Uma das motivações para uma introspectiva anual é pensar em tudo aquilo que recebemos de bom e aproveitarmos para exercer a gratidão. A prática da gratidão é um acto sábio que mantém a nossa saúde mental. Robert Emmons estuda a gratidão há mais de 30 anos e: nos benefícios físicos inclui sistemas imunitários fortalecidos, menos dores físicas, menor pressão sanguínea e dormir melhor; nos benefícios psicológicos inclui emoções mais positivas, pessoas que estão mais alerta e despertas, mais alegres, optimistas e felizes; e nos benefícios sociais inclui a maior capacidade de ajuda, generosidade, compaixão, perdão, empatia, isolando-se menos e sentindo-se menos solitário. A prática da gratidão introspectiva pode começar com um pequeno diário em que cada dia termina com “estou grato por…”.
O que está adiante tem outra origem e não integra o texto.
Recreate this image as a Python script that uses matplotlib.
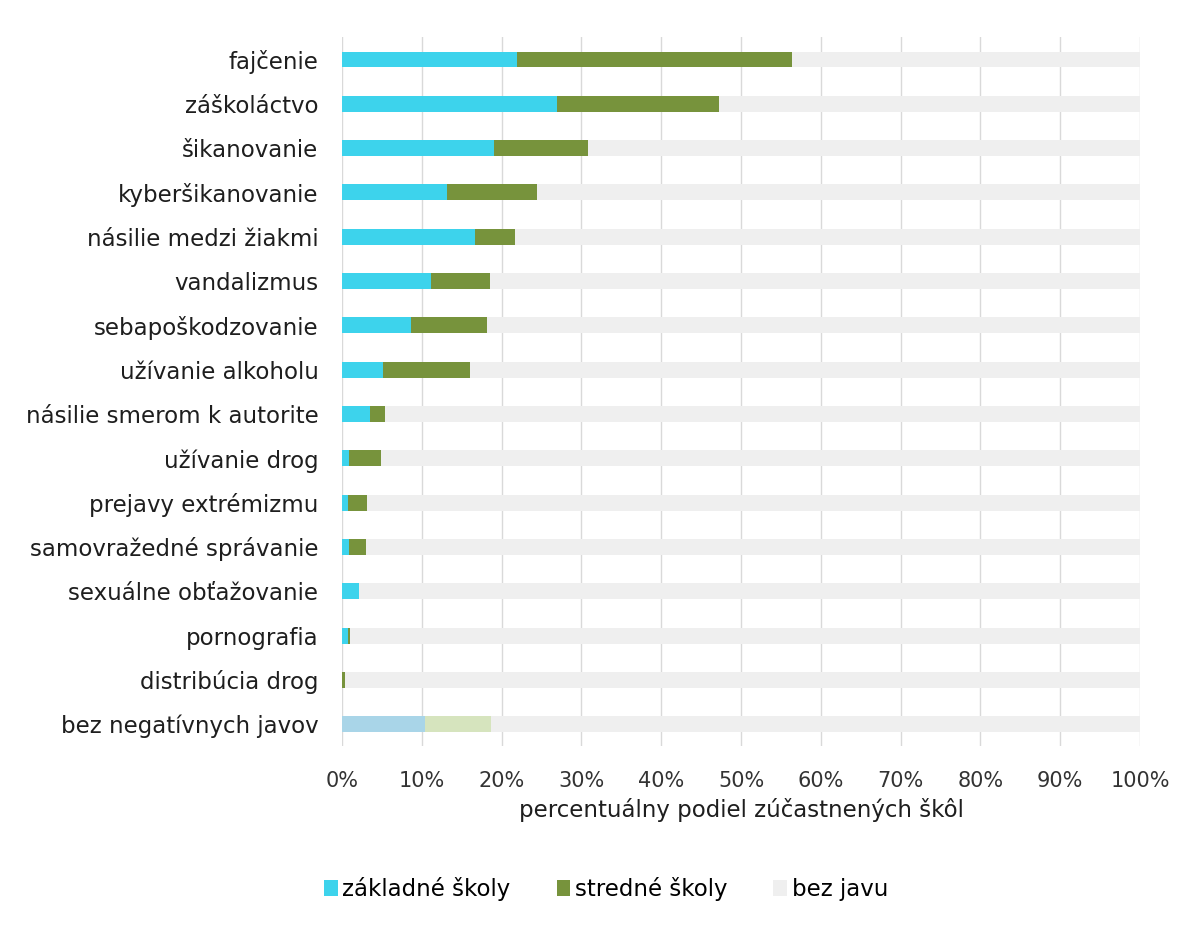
import numpy as np
import matplotlib
matplotlib.use('Agg')
import matplotlib.pyplot as plt

categories = [
    "fajčenie", "záškoláctvo", "šikanovanie", "kyberšikanovanie",
    "násilie medzi žiakmi", "vandalizmus", "sebapoškodzovanie",
    "užívanie alkoholu", "násilie smerom k autorite", "užívanie drog",
    "prejavy extrémizmu", "samovražedné správanie", "sexuálne obťažovanie",
    "pornografia", "distribúcia drog", "bez negatívnych javov",
]
zakladne = [21.9, 27.0, 19.1, 13.1, 16.7, 11.1, 8.7, 5.2, 3.5, 0.9, 0.8, 0.9, 2.1, 0.8, 0.0, 10.4]
stredne = [34.5, 20.2, 11.7, 11.3, 5.0, 7.5, 9.5, 10.8, 1.9, 4.0, 2.3, 2.1, 0.0, 0.2, 0.4, 8.3]

CYAN = '#3DD3EC'
GREEN = '#77933C'
GRAY = '#EFEFEF'

plt.rcParams['font.family'] = ['DejaVu Sans']

fig = plt.figure(figsize=(12, 9.33), dpi=100)
ax = fig.add_axes([0.285, 0.2, 0.665, 0.76])

y = np.arange(len(categories))
zs = np.array(zakladne)
ss = np.array(stredne)
rest = 100 - zs - ss

# last row (no negative phenomena) is drawn in pale tints
c1 = [CYAN] * (len(categories) - 1) + ['#A9D5E8']
c2 = [GREEN] * (len(categories) - 1) + ['#D6E4BE']

h = 0.36
ax.barh(y, zs, height=h, color=c1, label='základné školy', zorder=3)
ax.barh(y, ss, left=zs, height=h, color=c2, label='stredné školy', zorder=3)
ax.barh(y, rest, left=zs + ss, height=h, color=GRAY, label='bez javu', zorder=2)

ax.set_ylim(len(categories) - 0.5, -0.5)
ax.set_xlim(0, 100)
ax.set_yticks(y)
ax.set_yticklabels(categories, fontsize=16.5, color='#1e1e1e')
ax.set_xticks(np.arange(0, 101, 10))
ax.set_xticklabels([f"{v}%" for v in range(0, 101, 10)], fontsize=15, color='#333333')
ax.tick_params(axis='y', length=0, pad=17)
ax.tick_params(axis='x', length=0, pad=18)
ax.grid(axis='x', color='#D9D9D9', linewidth=1, zorder=0)
for s in ax.spines.values():
    s.set_visible(False)
ax.set_xlabel("percentuálny podiel zúčastnených škôl", fontsize=16.5,
              color='#1e1e1e', labelpad=5)

fig.legend(loc='center', bbox_to_anchor=(0.505, 0.047), ncol=3, frameon=False,
           fontsize=16.5, handlelength=0.6, handleheight=0.7, handletextpad=0.2,
           columnspacing=2.0)

plt.savefig('out.png', dpi=100)
plt.close()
A introspectiva pode assustar-nos um pouco porque ao olharmos para dentro de nós podemos não gostar do que encontramos e isso leva-nos a um estado de depressão contrário ao suposto. Nesse sentido, somos tentados a pensar que acolheremos a introspectiva quando tivermos tempo para isso, mas o tempo passa, voa e, para muitos de nós, ainda ontem o ano havia começado.
Uma cultura introspectiva não pretende que nos voltemos sistematicamente para nós próprios, mas que sejamos mais conscientes do momento presente que vivemos e despertemos para a vida profunda todos os dias. Com o renovar que cada ano novo representa aproveitemos para desenvolver a capacidade da introspeção, de modo a encontrarmos o sentido da vida que nos move e as razões de estarmos gratos para criarmos esse hábito. Pode ser que nesse percurso nos tornemos mais sensíveis à dimensão espiritual da vida da qual brotam os actos mais criativos que renovam o mundo.